→ **EXERCISE INSTRUCTIONS**
The line containing "const s800 = [14.8, 19.6, 25.5, 28.3, 31.7];" marks the end: extract everything from the first line of the data through that line, exactly, with no pictures.

→ **STORED DATA**
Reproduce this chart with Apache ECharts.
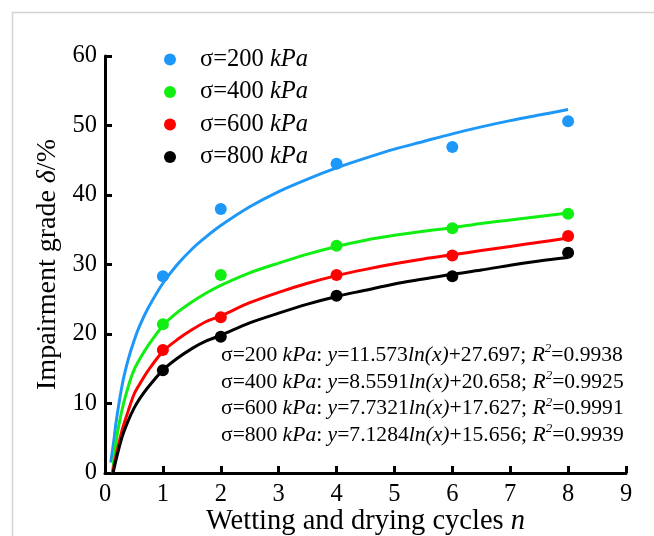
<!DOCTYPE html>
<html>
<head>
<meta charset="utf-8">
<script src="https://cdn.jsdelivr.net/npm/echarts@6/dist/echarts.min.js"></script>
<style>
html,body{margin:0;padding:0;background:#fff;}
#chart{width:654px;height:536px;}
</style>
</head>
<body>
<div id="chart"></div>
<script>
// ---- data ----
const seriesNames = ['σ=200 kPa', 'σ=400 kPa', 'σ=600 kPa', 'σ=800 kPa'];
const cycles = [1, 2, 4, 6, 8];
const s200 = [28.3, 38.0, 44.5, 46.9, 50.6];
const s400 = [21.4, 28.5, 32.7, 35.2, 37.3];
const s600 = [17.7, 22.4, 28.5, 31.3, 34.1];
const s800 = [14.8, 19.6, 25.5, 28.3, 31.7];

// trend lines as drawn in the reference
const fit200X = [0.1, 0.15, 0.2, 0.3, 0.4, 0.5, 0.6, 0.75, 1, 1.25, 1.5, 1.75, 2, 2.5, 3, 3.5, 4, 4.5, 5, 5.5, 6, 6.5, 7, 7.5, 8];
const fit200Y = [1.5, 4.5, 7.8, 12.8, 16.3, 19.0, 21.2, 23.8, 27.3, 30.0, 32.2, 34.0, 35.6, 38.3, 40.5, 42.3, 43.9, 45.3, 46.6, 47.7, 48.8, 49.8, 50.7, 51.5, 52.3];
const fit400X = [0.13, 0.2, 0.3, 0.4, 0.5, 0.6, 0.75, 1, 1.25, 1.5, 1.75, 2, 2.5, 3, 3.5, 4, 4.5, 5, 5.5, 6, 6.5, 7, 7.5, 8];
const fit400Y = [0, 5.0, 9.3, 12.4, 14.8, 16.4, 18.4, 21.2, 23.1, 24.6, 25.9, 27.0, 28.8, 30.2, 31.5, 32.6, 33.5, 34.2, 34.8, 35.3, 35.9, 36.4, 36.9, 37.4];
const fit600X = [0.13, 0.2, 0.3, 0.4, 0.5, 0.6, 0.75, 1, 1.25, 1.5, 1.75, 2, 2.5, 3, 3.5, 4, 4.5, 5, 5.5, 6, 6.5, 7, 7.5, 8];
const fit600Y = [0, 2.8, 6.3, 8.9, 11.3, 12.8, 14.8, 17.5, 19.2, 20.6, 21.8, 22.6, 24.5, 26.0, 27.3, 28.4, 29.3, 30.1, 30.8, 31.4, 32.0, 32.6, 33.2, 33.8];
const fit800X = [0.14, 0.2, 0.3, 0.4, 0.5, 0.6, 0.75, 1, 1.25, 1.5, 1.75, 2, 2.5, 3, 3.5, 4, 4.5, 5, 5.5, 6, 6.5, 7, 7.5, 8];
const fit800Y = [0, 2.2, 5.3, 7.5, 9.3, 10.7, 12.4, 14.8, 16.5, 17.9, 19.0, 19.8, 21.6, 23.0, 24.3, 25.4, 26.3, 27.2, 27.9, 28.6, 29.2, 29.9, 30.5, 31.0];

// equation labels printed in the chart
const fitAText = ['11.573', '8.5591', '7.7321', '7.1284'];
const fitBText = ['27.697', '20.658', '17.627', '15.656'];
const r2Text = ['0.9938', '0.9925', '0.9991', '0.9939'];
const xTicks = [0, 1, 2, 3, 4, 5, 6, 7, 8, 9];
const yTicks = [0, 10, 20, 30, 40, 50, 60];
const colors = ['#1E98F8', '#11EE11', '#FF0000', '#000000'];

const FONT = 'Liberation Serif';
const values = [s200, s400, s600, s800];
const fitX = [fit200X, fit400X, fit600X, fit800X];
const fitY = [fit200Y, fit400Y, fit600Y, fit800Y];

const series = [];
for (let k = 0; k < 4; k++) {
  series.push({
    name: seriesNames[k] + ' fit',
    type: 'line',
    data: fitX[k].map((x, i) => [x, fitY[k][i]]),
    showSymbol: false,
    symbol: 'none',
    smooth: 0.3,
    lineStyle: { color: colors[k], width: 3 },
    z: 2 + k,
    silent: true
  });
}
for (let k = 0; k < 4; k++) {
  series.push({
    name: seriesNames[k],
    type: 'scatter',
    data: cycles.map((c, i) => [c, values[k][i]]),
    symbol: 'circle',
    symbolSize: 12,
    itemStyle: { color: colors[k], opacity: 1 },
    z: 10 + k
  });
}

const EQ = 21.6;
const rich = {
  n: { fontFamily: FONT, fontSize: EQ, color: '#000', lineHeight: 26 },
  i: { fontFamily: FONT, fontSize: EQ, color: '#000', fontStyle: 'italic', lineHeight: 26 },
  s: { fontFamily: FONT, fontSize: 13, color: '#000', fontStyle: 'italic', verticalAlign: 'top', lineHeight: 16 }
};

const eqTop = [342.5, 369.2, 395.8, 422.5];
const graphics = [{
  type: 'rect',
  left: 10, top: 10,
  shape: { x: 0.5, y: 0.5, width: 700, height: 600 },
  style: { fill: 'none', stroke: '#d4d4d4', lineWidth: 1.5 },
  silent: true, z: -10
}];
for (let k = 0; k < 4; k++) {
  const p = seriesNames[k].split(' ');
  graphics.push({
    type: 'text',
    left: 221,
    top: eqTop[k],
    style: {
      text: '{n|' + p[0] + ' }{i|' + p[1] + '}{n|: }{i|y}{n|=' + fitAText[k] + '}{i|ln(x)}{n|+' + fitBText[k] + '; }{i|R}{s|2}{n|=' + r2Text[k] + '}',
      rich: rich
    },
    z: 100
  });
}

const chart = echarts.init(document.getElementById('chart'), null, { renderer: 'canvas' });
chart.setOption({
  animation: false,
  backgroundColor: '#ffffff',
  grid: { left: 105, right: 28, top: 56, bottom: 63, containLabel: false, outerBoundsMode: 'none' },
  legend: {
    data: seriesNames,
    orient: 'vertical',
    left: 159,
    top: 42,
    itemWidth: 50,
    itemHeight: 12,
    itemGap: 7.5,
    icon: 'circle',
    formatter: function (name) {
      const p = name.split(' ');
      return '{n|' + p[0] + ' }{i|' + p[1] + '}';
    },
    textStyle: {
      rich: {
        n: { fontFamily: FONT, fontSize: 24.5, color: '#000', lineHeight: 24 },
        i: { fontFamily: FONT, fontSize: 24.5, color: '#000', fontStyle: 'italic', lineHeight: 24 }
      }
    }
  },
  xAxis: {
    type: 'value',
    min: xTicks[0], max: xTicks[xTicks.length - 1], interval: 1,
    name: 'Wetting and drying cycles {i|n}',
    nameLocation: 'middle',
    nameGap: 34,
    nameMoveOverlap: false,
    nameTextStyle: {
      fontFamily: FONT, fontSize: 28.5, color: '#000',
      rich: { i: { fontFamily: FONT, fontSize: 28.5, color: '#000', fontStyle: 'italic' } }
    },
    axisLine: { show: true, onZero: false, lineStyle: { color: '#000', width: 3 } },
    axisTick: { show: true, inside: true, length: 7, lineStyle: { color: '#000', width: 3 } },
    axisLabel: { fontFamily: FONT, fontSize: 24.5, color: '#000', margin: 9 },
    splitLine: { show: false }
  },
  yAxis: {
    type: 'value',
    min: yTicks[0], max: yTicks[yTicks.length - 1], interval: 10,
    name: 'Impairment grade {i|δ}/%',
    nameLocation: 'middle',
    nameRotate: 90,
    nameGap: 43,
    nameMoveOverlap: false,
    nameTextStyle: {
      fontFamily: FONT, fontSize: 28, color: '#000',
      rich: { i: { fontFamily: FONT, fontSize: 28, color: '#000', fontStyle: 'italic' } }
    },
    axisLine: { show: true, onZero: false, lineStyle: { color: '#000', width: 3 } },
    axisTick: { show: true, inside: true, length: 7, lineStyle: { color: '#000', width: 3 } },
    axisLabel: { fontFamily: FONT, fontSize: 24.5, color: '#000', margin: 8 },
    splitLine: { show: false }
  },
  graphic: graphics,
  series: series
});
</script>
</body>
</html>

→ **ANSWER TO THIS EXERCISE**
Reproduce this chart with Apache ECharts.
<!DOCTYPE html>
<html>
<head>
<meta charset="utf-8">
<script src="https://cdn.jsdelivr.net/npm/echarts@6/dist/echarts.min.js"></script>
<style>
html,body{margin:0;padding:0;background:#fff;}
#chart{width:654px;height:536px;}
</style>
</head>
<body>
<div id="chart"></div>
<script>
// ---- data ----
const seriesNames = ['σ=200 kPa', 'σ=400 kPa', 'σ=600 kPa', 'σ=800 kPa'];
const cycles = [1, 2, 4, 6, 8];
const s200 = [28.3, 38.0, 44.5, 46.9, 50.6];
const s400 = [21.4, 28.5, 32.7, 35.2, 37.3];
const s600 = [17.7, 22.4, 28.5, 31.3, 34.1];
const s800 = [14.8, 19.6, 25.5, 28.3, 31.7];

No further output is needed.